**PROBLEM:** Please print the lines between the one with "Write the matplotlib code for this chart." and the one with "ax = fig.add_axes([92", both ends included, exactly as written, with no pictures.

Extracted records
====
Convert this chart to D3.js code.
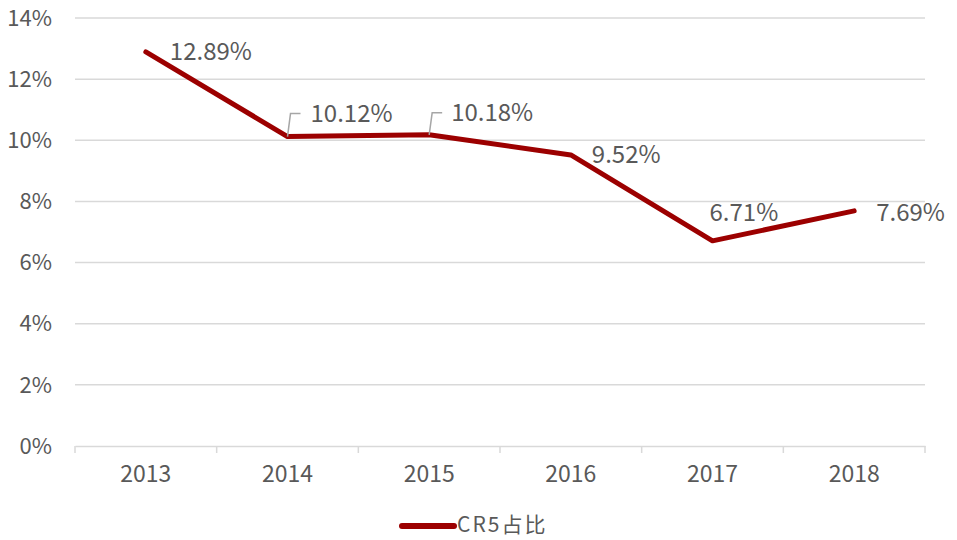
<!DOCTYPE html>
<html><head><meta charset="utf-8">
<script src="https://cdn.jsdelivr.net/npm/d3@7"></script>
<style>body{margin:0;background:#fff}svg{display:block}</style>
</head><body>
<svg id="c" width="957" height="540"></svg>
<script>
const years = ["2013","2014","2015","2016","2017","2018"];
const cr5 = [12.89, 10.12, 10.18, 9.52, 6.71, 7.69];
const labels = ["12.89%","10.12%","10.18%","9.52%","6.71%","7.69%"];
const yTicks = [0,2,4,6,8,10,12,14];
const seriesName = "CR5占比";

const svg = d3.select("#c");
const font = "'Noto Sans CJK SC','Noto Sans',sans-serif";
const x = d3.scaleBand().domain(years).range([75,925]);
const y = d3.scaleLinear().domain([0,14]).range([446,18]);

// gridlines
svg.append("g").selectAll("line").data(yTicks.filter(d=>d>0)).join("line")
  .attr("x1",75).attr("x2",925).attr("y1",d=>y(d)).attr("y2",d=>y(d))
  .attr("stroke","#d9d9d9").attr("stroke-width",1.5);

// y labels
svg.append("g").selectAll("text").data(yTicks).join("text")
  .attr("x",52).attr("y",d=>y(d)).attr("dy","0.35em").attr("text-anchor","end")
  .attr("font-family",font).attr("font-size",22).attr("fill","#595959")
  .text(d=>d+"%");

// x axis
const xa = svg.append("g").attr("transform","translate(0,446)")
  .call(d3.axisBottom(x).tickSize(0).tickPadding(20));
xa.select(".domain").attr("stroke","#d9d9d9").attr("stroke-width",1.5);
xa.selectAll("text").attr("font-family",font).attr("font-size",23).attr("fill","#595959");
const bounds = years.map(d=>x(d)).concat([x.range()[1]]);
svg.append("g").selectAll("line").data(bounds).join("line")
  .attr("x1",d=>d).attr("x2",d=>d).attr("y1",446).attr("y2",453)
  .attr("stroke","#d9d9d9").attr("stroke-width",1.5);

// line
const cx = d=>x(d)+x.bandwidth()/2;
const line = d3.line().x((d,i)=>cx(years[i])).y(d=>y(d));
svg.append("path").datum(cr5).attr("d",line).attr("fill","none")
  .attr("stroke","#9c0000").attr("stroke-width",5).attr("stroke-linejoin","round").attr("stroke-linecap","round");

// data labels: offsets [dx, dy] for label start/center, leader flag
const offs = [[24,0,false],[23,-23,true],[22,-22,true],[21,0,false],[-3,-28,false],[22,2,false]];
const lg = svg.append("g");
cr5.forEach((v,i)=>{
  const px = cx(years[i]), py = y(v);
  const [dx,dy,lead] = offs[i];
  if(lead){
    lg.append("path").attr("d",`M${px},${py} L${px+3},${py+dy} L${px+13},${py+dy}`)
      .attr("fill","none").attr("stroke","#a6a6a6").attr("stroke-width",1.5);
  }
  lg.append("text").attr("x",px+dx).attr("y",py+dy).attr("dy","0.35em")
    .attr("font-family",font).attr("font-size",24).attr("fill","#595959")
    .text(labels[i]);
});

// legend
svg.append("line").attr("x1",402).attr("x2",454).attr("y1",526).attr("y2",526)
  .attr("stroke","#9c0000").attr("stroke-width",6).attr("stroke-linecap","round");
svg.append("text").attr("x",457).attr("y",525).attr("dy","0.35em")
  .attr("font-family",font).attr("font-size",21).attr("letter-spacing","2px")
  .attr("fill","#595959").text(seriesName);
</script>
</body></html>
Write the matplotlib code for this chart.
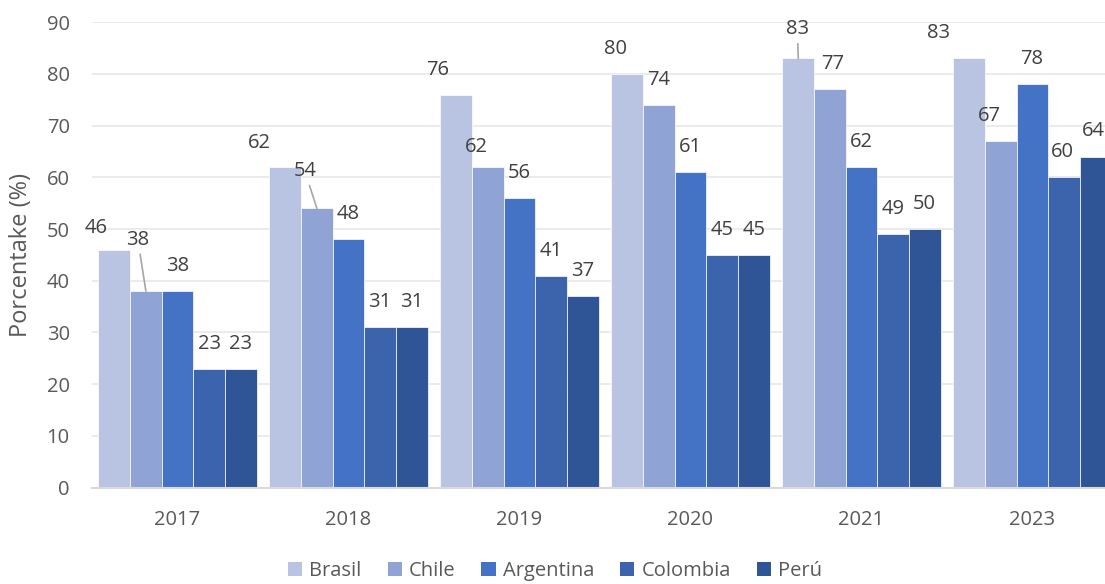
import numpy as np
import matplotlib
matplotlib.use("Agg")
import matplotlib.pyplot as plt
from matplotlib.patches import Patch

plt.rcParams['font.family'] = ['Open Sans', 'DejaVu Sans']

years = ['2017', '2018', '2019', '2020', '2021', '2023']
countries = ['Brasil', 'Chile', 'Argentina', 'Colombia', 'Perú']
brasil = [46, 62, 76, 80, 83, 83]
chile = [38, 54, 62, 74, 77, 67]
argentina = [38, 48, 56, 61, 62, 78]
colombia = [23, 31, 41, 45, 49, 60]
peru = [23, 31, 37, 45, 50, 64]
yticks = list(range(0, 100, 10))

series = [brasil, chile, argentina, colombia, peru]
colors = ['#B9C4E3', '#8FA3D4', '#4472C4', '#3B64AD', '#2F5597']

# label shifts in pixels (dx, dy above bar top) where the default spot collides
nudges = {
    (0, 0): (-18, 21.5), (1, 0): (-8, 51),
    (0, 1): (-26, 24.5), (1, 1): (-12, 37),
    (0, 2): (-19, 25), (1, 2): (-12, 20),
    (0, 3): (-12, 25),
    (0, 4): (-1, 29), (1, 4): (3, 25.5),
    (0, 5): (-31, 25), (1, 5): (-12, 25), (2, 5): (-1, 25),
    (3, 5): (-1.5, 25), (4, 5): (-2, 26),
}
leaders = {(1, 0), (1, 1), (0, 4)}

fs = 14.5
fig = plt.figure(figsize=(11.05, 5.84), dpi=100)
ax = fig.add_axes([92 / 1105, 96.5 / 584, 1026 / 1105, 465.2 / 584])

x = np.arange(len(years))
width = 0.1848
for i, (name, vals) in enumerate(zip(countries, series)):
    pos = x + (i - 2) * width
    ax.bar(pos, vals, width, color=colors[i], edgecolor='white', linewidth=0.5,
           label=name, zorder=2)
    for j, v in enumerate(vals):
        dx, dy = nudges.get((i, j), (0, 25))
        props = None
        if (i, j) in leaders:
            props = dict(arrowstyle='-', color='#A6A6A6', lw=1.2, shrinkA=1, shrinkB=0)
        ax.annotate(str(v), xy=(pos[j], v), xytext=(dx, dy), textcoords='offset pixels',
                    ha='center', va='center', fontsize=fs, color='#404040',
                    arrowprops=props, zorder=3)

ax.set_xlim(-0.5, len(years) - 0.5)
ax.set_ylim(0, 90)
ax.set_yticks(yticks)
ax.set_xticks(x)
ax.set_xticklabels(years)
ax.tick_params(axis='both', length=0, labelsize=fs, labelcolor='#595959')
ax.tick_params(axis='y', pad=16)
ax.tick_params(axis='x', pad=16)

ax.yaxis.grid(True, color='#E9E9E9', linewidth=1.3)
ax.set_axisbelow(True)
for side in ['top', 'right', 'left']:
    ax.spines[side].set_visible(False)
ax.spines['bottom'].set_color('#D9D9D9')
ax.spines['bottom'].set_linewidth(1.5)
ax.spines['bottom'].set_zorder(4)

ax.set_ylabel('Porcentake (%)', fontsize=17, color='#595959')
ax.yaxis.set_label_coords(-0.0575, 0.5)

handles = [Patch(facecolor=c, edgecolor='none') for c in colors]
fig.legend(handles, countries, loc='center', bbox_to_anchor=(555 / 1105, 1 - 571 / 584),
           ncol=5, frameon=False, fontsize=fs, labelcolor='#595959',
           handlelength=0.7, handleheight=0.7, handletextpad=0.35, columnspacing=1.3,
           borderpad=0)

fig.savefig('out.png', dpi=100)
====
**RESPONSE:**
Write the matplotlib code for this chart.
import numpy as np
import matplotlib
matplotlib.use("Agg")
import matplotlib.pyplot as plt
from matplotlib.patches import Patch

plt.rcParams['font.family'] = ['Open Sans', 'DejaVu Sans']

years = ['2017', '2018', '2019', '2020', '2021', '2023']
countries = ['Brasil', 'Chile', 'Argentina', 'Colombia', 'Perú']
brasil = [46, 62, 76, 80, 83, 83]
chile = [38, 54, 62, 74, 77, 67]
argentina = [38, 48, 56, 61, 62, 78]
colombia = [23, 31, 41, 45, 49, 60]
peru = [23, 31, 37, 45, 50, 64]
yticks = list(range(0, 100, 10))

series = [brasil, chile, argentina, colombia, peru]
colors = ['#B9C4E3', '#8FA3D4', '#4472C4', '#3B64AD', '#2F5597']

# label shifts in pixels (dx, dy above bar top) where the default spot collides
nudges = {
    (0, 0): (-18, 21.5), (1, 0): (-8, 51),
    (0, 1): (-26, 24.5), (1, 1): (-12, 37),
    (0, 2): (-19, 25), (1, 2): (-12, 20),
    (0, 3): (-12, 25),
    (0, 4): (-1, 29), (1, 4): (3, 25.5),
    (0, 5): (-31, 25), (1, 5): (-12, 25), (2, 5): (-1, 25),
    (3, 5): (-1.5, 25), (4, 5): (-2, 26),
}
leaders = {(1, 0), (1, 1), (0, 4)}

fs = 14.5
fig = plt.figure(figsize=(11.05, 5.84), dpi=100)
ax = fig.add_axes([92 / 1105, 96.5 / 584, 1026 / 1105, 465.2 / 584])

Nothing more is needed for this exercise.